The extent of the confusion became clear today with a story in the Wall Street Journal saying that Google, a leader of the net neutrality charge, “has approached major cable and phone companies that carry Internet traffic with a proposal to create a fast lane for its own content.” What Google hopes to do, as explained in a blog post by the company’s Washington telecom counsel, Richard Whitt, is to speed the delivery of its content by “co-locating” servers within the networks of Internet service providers, such as Verizon or Comcast, a privilege for which it would, of course, have to pay. “Despite the hyperbolic tone and confused claims in Monday’s Journal story, I want to be perfectly clear about one thing: Google remains strongly committed to the principle of net neutrality, and we will continue to work with policymakers in the years ahead to keep the Internet free and open,” he writes.

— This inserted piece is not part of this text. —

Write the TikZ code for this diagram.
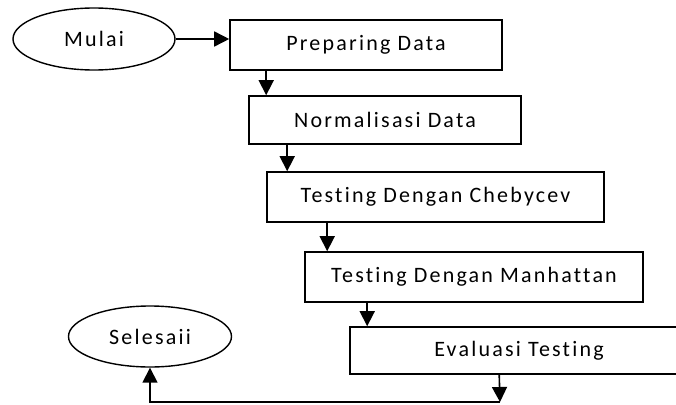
\documentclass[tikz,border=0pt]{standalone}
\usepackage{fontspec}
\setmainfont{Carlito}[LetterSpace=10,Ligatures=NoCommon]
\usepackage{tikz}
\usetikzlibrary{arrows.meta,shapes.geometric}

\begin{document}
\begin{tikzpicture}[
  x=1pt,y=-1pt,
  font=\fontsize{22}{26}\selectfont,
  terminal/.style={ellipse,draw,line width=1.4pt,inner sep=0pt,minimum width=162pt,minimum height=62pt},
  process/.style={rectangle,draw,line width=1.6pt,inner sep=0pt,minimum height=50pt},
  flow/.style={-{Triangle[length=15pt,width=15pt]},line width=1.6pt}
]
  \useasboundingbox (0,0) rectangle (676,404);

  % Nodes
  \node[terminal] (mulai) at (94,39) {Mulai};
  \node[process,minimum width=272pt] (prep) at (366,45) {Preparing Data};
  \node[process,minimum width=272pt,minimum height=48pt] (norm) at (385,120) {Normalisasi Data};
  \node[process,minimum width=337pt] (cheb) at (435.5,197) {Testing Dengan Chebycev};
  \node[process,minimum width=338pt] (manh) at (474,277) {Testing Dengan Manhattan};
  \node[process,minimum width=338pt,minimum height=47pt] (eval) at (519,350.5) {Evaluasi Testing};
  \node[terminal,minimum width=163pt,minimum height=61pt] (selesai) at (150,336.5) {Selesaii};
  \coordinate (bawah) at (500,402);

  % Flow
  \draw[flow] (mulai.east) -- (mulai.east -| prep.west);
  \draw[flow] ([xshift=37pt]prep.south west) -- ([xshift=18pt]norm.north west);
  \draw[flow] ([xshift=39pt]norm.south west) -- ([xshift=21pt]cheb.north west);
  \draw[flow] ([xshift=61pt]cheb.south west) -- ([xshift=23pt]manh.north west);
  \draw[flow] ([xshift=63pt]manh.south west) -- ([xshift=18pt]eval.north west);
  \draw[flow] ([xshift=150pt]eval.south west) -- (bawah);
  \draw[flow] (bawah) -| (selesai.south);
\end{tikzpicture}
\end{document}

Does this violate the principles of net neutrality? It depends on whom you ask. According to some purists, any scheme, other than simply buying more bandwidth, that allows some people to pay for faster delivery of their content is wrong. But Stanford Law Professor Lawrenece Lessig, the intellectual guru of the net neutrality movement, accuses the Journal in a blog post of his own of promoting a made-up drama. Lessig says he has always maintained that paying more for better service is perfectly acceptable provided that the improved service is available in a non-discriminatory way to anyone willing to pay.
My two cents: I think net neutrality advocates have to some extent been drawn into what is mainly a fight between two groups of major corporate interests--content owners and carriers--who are jockeying for position in a high-stakes regulatory battle. "Don't be evil" Google loves to position itself as the defender of truth, justice, and the American way, but when real money is at stake, it can be counted upon to act, as it should, in its corporate interest.
As a broader point, this controversy shows how difficult it will be for the new Congress and new Administration to translate their greater sympathy for the idea of network neutrality into policy. If we cannot agree on just what the principle means, it will be terribly difficult to devise policies to defend it.